Ihor Anatolievich Franchuk (Ігор Анатолійович Франчук; born July 6, 1968) is a Ukrainian businessman, People's Democratic Party politician and former People's Deputy of Ukraine. He is the son of former prime minister of Crimea Anatoliy Franchuk.

== Biography ==
He was born on July 6, 1968 in Krasnoyarsk, Krasnodar Krai. Has a sister, Irina. From 1985-1989, he was a cadet of the Riga Higher Military Political School of the Strategic Missile Forces after which he served in the Armed Forces of the Soviet Union until 1991. He graduated from the Plekhanov Russian University of Economics a year later. From 1994—2006, he was a People's Deputy of Ukraine of the 2nd, 3rd and 4th convocations, as well as Deputy Chairman of the Verkhovna Rada of Ukraine Committee on Fuel and Energy Complex, Nuclear Policy and Nuclear Safety.

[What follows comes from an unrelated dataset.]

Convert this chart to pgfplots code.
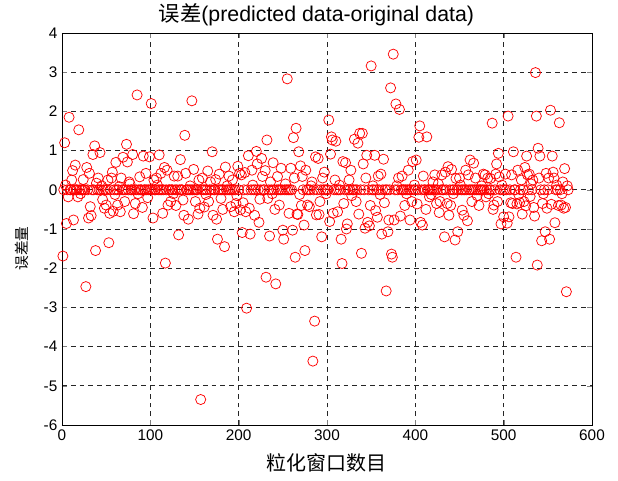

Since November 2020, he has been an advisor to the Vice Prime Minister of Ukraine on a voluntary basis as well as Vice President of the Ukrainian Union of Industrialists and Entrepreneurs.

== Family ==
His first wife was Olena Pinchuk (until 1997). Second wife Tetyana Franchuk. His third wife (since 2009) is Julia Polska, founder of Royal Group, France. He has four sons: Roman (1991), Aleksandr (1999), Yaroslav (2001), Ihor (2017) and two daughters: Elizaveta (2010) and Kateryna (2012).